Traits hiring managers look for when filling jobs at startups
Versatility. Startups, especially smaller startups, are limited when it comes to having certain people dedicated to certain jobs. Hiring managers will be drawn to candidates who display the ability to shift from role to role and task to task without too many questions or any complaints.
Passion. Startup companies are usually born as a way to disrupt an industry and change how things are done. Not only does this take a lot of hard work, but also a lot of passion. It’s a general rule of thumb that a passionate candidate is the best person for the job, but this is especially important at a startup company, where an individual’s efforts affect the company even more. Hiring managers will give candidates more attention if their resume, cover letter, and interview reflect the innovative mentality that is required to influence an entire industry. Lago encourages candidates to include extracurricular and side passions on your resume.

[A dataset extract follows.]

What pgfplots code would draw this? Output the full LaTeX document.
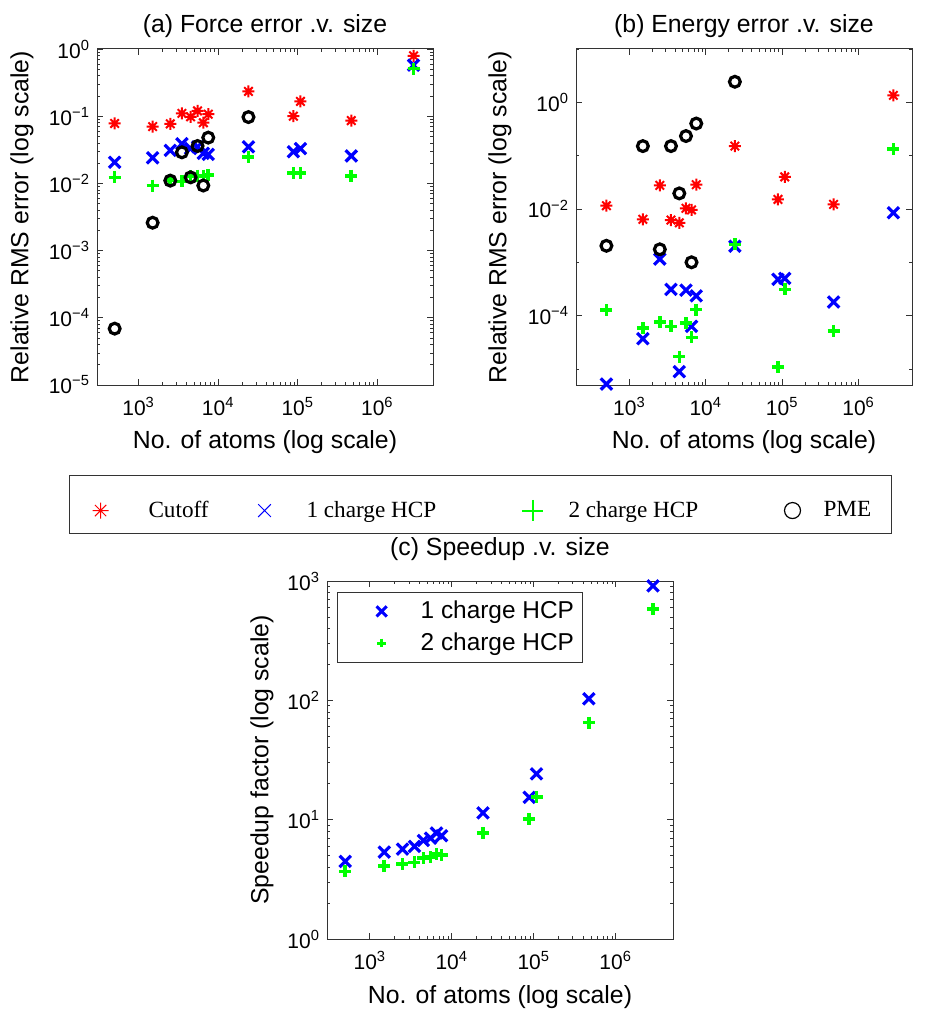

Patience. Candidates applying to jobs at startups need to keep in mind that the hiring process might not move as fast as it would at a larger, more established company. Many companies have Human Resource representatives to find potential employees and set up interviews. At startups, employees will most likely be doing the hiring on top of their everyday responsibilities.
What you should look for when applying to jobs at startups
According to Csillag, candidates should critique a company on a number of factors, but the quality that should receive the most weight is a company’s values.
“That’s exactly why Roberto and I are still here,” Csillag said. “It makes a world of difference.”
When it comes to values, it’s important to look at each aspect of the company, from moral and cultural values to strategic and business ones.
Why candidates should consider getting jobs at startups
Startup companies can’t offer extravagant salaries, perks, or travel opportunities right off the bat, according to Csillag.
“What we can offer is a huge sense of accomplishment, a core set of values that permeates across the company, and the chance to be a part of something really cool,” Csillag said.
According to Csillag, aligning values can be a huge motivating factor and make jobs at startups really enjoyable.